Neither cohabitants or children have any automatic right to a share of the estate of the deceased cohabitant. A cohabitant is not entitled at law to deal with administering the Estate of their cohabitant. There is an exception, where a cohabitant dies intestate, leaving minor children, who are also the children of the surviving cohabitant. A surviving cohabitant may extract the Grant of Administration as ‘next friend’ of the minor child. In order to do so, the cohabitant must have no interest antagonistic to the interest of the minor child, e.g; if the cohabitant intends to sue for redress.
Cohabitants have no legal right obligation to provide for a child in a Will. Unlike a spouse’s right, there is no automatic entitlement for children to a ‘legal right share’, where there is a valid Will. However, the Succession Act provides an avenue of Relief. A claim can be made under Section 117, to contest a Will that does not provide for a child, on the basis that the parent/ father failed in his moral duty to make adequate provision for his child. All children, without distinction as to whether its parents are married or unmarried, can challenge a parents estate if the parent did not make proper provision for his child during his lifetime.

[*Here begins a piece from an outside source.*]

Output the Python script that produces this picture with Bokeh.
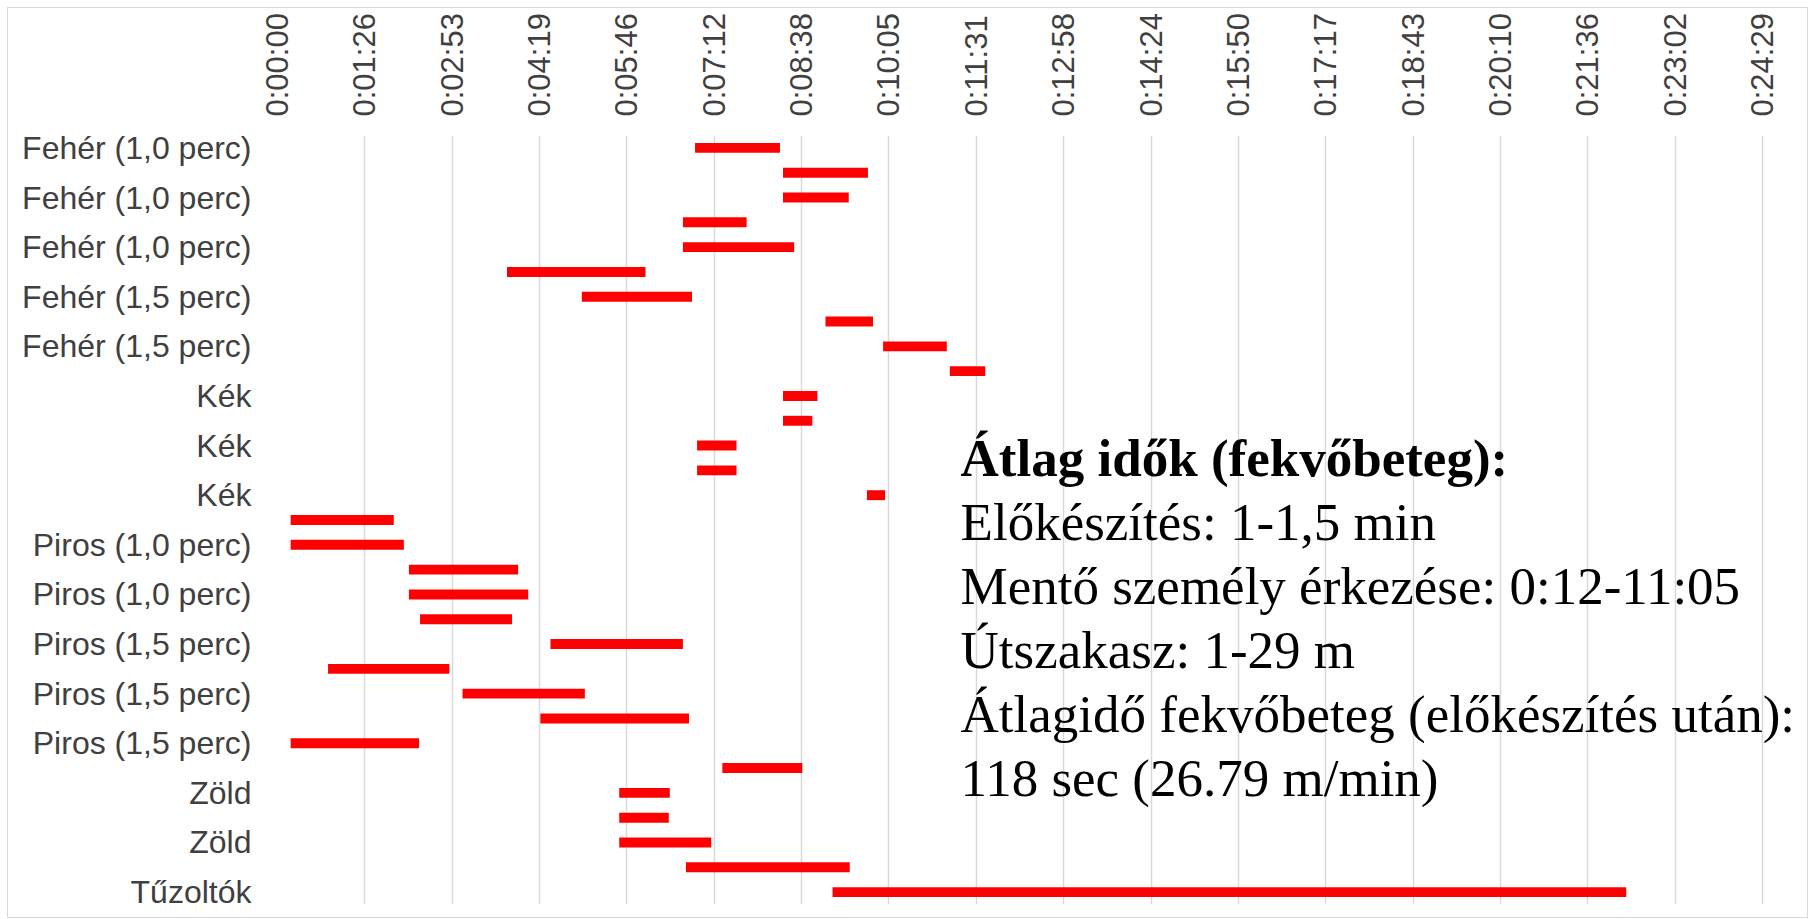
import math
from bokeh.plotting import figure
from bokeh.models import Range1d, FixedTicker, Label, ColumnDataSource
from bokeh.embed import file_html
from bokeh.resources import INLINE

# ---- data ----
row_labels = [
    "Fehér (1,0 perc)", "Fehér (1,0 perc)", "Fehér (1,0 perc)", "Fehér (1,0 perc)",
    "Fehér (1,0 perc)", "Fehér (1,5 perc)", "Fehér (1,5 perc)", "Fehér (1,5 perc)",
    "Fehér (1,5 perc)", "Fehér (1,5 perc)", "Kék", "Kék", "Kék", "Kék", "Kék",
    "Piros (1,0 perc)", "Piros (1,0 perc)", "Piros (1,0 perc)", "Piros (1,0 perc)",
    "Piros (1,5 perc)", "Piros (1,5 perc)", "Piros (1,5 perc)", "Piros (1,5 perc)",
    "Piros (1,5 perc)", "Piros (1,5 perc)", "Zöld", "Zöld", "Zöld", "Zöld", "Zöld",
    "Tűzoltók",
]
# start / end of each bar, seconds
start_sec = [413, 500, 500, 401, 401, 227, 301, 542, 599, 665, 500, 500, 415, 415, 583,
             13, 13, 130, 130, 141, 270, 50, 183, 260, 13, 440, 338, 338, 338, 404, 549]
end_sec = [497, 584, 565, 464, 511, 364, 410, 589, 662, 700, 534, 529, 454, 454, 601,
           115, 125, 238, 248, 232, 401, 170, 304, 407, 140, 519, 388, 387, 429, 566, 1334]
time_tick_labels = ["0:00:00", "0:01:26", "0:02:53", "0:04:19", "0:05:46", "0:07:12",
                    "0:08:38", "0:10:05", "0:11:31", "0:12:58", "0:14:24", "0:15:50",
                    "0:17:17", "0:18:43", "0:20:10", "0:21:36", "0:23:02", "0:24:29"]
note_title = "Átlag idők (fekvőbeteg):"
note_lines = [
    "Előkészítés: 1-1,5 min",
    "Mentő személy érkezése: 0:12-11:05",
    "Útszakasz: 1-29 m",
    "Átlagidő fekvőbeteg (előkészítés után):",
    "118 sec (26.79 m/min)",
]

UNIT = 86.4  # seconds per major tick (0.001 day)
n = len(row_labels)
n_ticks = len(time_tick_labels) - 1
src = ColumnDataSource(dict(
    y=list(range(n)),
    left=[s / UNIT for s in start_sec],
    right=[e / UNIT for e in end_sec],
))

TXT = "#404040"
TICK_PX = 1485 / n_ticks
EXTRA_RIGHT = 45
p = figure(
    frame_width=1485 + EXTRA_RIGHT, frame_height=769,
    min_border_left=269, min_border_right=0, min_border_top=127, min_border_bottom=13,
    x_range=Range1d(0, n_ticks + EXTRA_RIGHT / TICK_PX),
    y_range=Range1d(n - 0.5, -0.5),
    x_axis_location="above",
    output_backend="svg", toolbar_location=None,
)
p.outline_line_color = None
p.background_fill_color = "white"
p.border_fill_color = "white"
p.styles = {"border": "1px solid #d9d9d9", "margin-left": "7px", "margin-top": "7px"}

p.hbar(y="y", left="left", right="right", height=0.4, source=src,
       fill_color="#ff0000", line_color=None)

xa = p.xaxis[0]
xa.ticker = FixedTicker(ticks=list(range(len(time_tick_labels))))
xa.major_label_overrides = {i: t for i, t in enumerate(time_tick_labels)}
xa.major_label_orientation = math.pi / 2
xa.axis_line_color = None
xa.major_tick_line_color = None
xa.minor_tick_line_color = None
xa.major_label_standoff = 13
xa.major_label_text_font = "Liberation Sans"
xa.major_label_text_font_size = "31px"
xa.major_label_text_color = TXT

ya = p.yaxis[0]
ya.ticker = FixedTicker(ticks=list(range(0, n, 2)))
ya.major_label_overrides = {i: row_labels[i] for i in range(0, n, 2)}
ya.axis_line_color = None
ya.major_tick_line_color = None
ya.minor_tick_line_color = None
ya.major_label_standoff = 20
ya.major_label_text_font = "Liberation Sans"
ya.major_label_text_font_size = "32px"
ya.major_label_text_color = TXT

p.xgrid.grid_line_color = "#d9d9d9"
p.xgrid.grid_line_width = 1.5
p.ygrid.grid_line_color = None

note_x = 7.82
note_y0 = 12.51
note_step = 2.58
p.add_layout(Label(x=note_x, y=note_y0, text=note_title, text_font="Liberation Serif",
                   text_font_size="53px", text_font_style="bold", text_color="black",
                   text_baseline="alphabetic"))
for i, line in enumerate(note_lines):
    p.add_layout(Label(x=note_x, y=note_y0 + (i + 1) * note_step, text=line,
                       text_font="Liberation Serif", text_font_size="53px",
                       text_color="black", text_baseline="alphabetic"))

open("out.html", "w").write(file_html(p, INLINE))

The court considers various factors in deciding what a ‘fair and just’ parent would have done, including: the number of children, ages and position in the family, the means of deceased parent, the age of the child (child includes adults, and also, non-marital biological children); and the child’s financial situation, prospects, educational access and financial provision made during the parent’s life and the parent’s other obligations. There is a very short time limit for making such a claim.